PROFESSOR CRITICIZES TEACHER EVALUATIONS
Students’ learning does not correlate with the education level or experience of their teachers, Graduate School of Education professor Thomas J. Kane said Thursday in a panel discussion at the School of Education. Nevertheless, current systems of teacher evaluation focus almost exclusively on those two factors, according to Kane. Instead, Kane recommended a system which would utilize students’ evaluations of teachers, students’ standardized test scores, and professional evaluations of videotaped lessons as alternative ways to judge and reward teachers. The article is in The Harvard Crimson.

 

ABOUT HIGHER ED

OBAMA COLLEGE AID PROPOSAL PUTS A FOCUS ON AFFORDABILITY
President Obama is proposing a financial aid overhaul that for the first time would tie colleges’ eligibility for campus-based aid programs — Perkins loans, work-study jobs and supplemental grants for low-income students — to the institutions’ success in improving affordability and value for students, administration officials said. Under the plan, which the president outlined on Friday morning in a speech at the University of Michigan, the amount available for Perkins loans would grow to $8 billion, from the current $1 billion. The president also wants to create a $1 billion grant competition, along the lines of the Race for the Top program for elementary and secondary education, to reward states that take action to keep college costs down, and a separate $55 million competition for individual colleges to increase their value and efficiency. The article is in The New York Times.

THE EVOLUTION OF AMERICAN HIGHER EDUCATION
James M. Danko, president of Butler University, writes in U.S. News & World Report: Like the auto and newspaper industries, American higher education needs to innovate and reinvent itself if it's going to survive, thrive, and recapture its earlier glory. Industries that do not recognize the need for transition—or that do not manage that transition with agility—are likely to fail.
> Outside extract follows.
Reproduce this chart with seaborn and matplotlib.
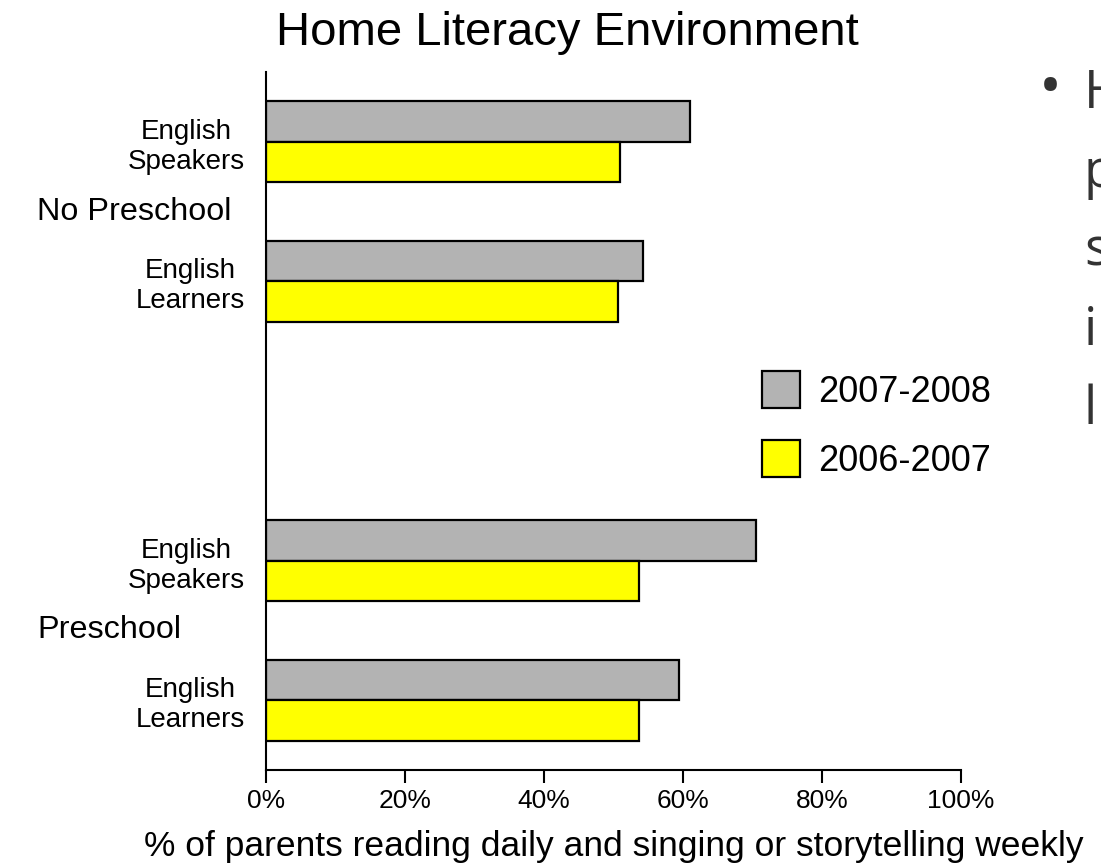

FREE COURSES, ELITE COLLEGES
Udemy, a company that allows anyone to create and sell courses through its online platform, has announced a new area of its site, called The Faculty Project, devoted to courses by professors at a number of top institutions, such as Colgate, Duke University, Stanford University, Northwestern University, Vanderbilt University, the University of Virginia, Dartmouth College and Vassar College. While Udemy is a for-profit enterprise, the Faculty Project courses will be free. The inaugural Faculty Project courses include many humanities electives normally reserved for small classrooms of undergraduates. The article is in Inside Higher Ed.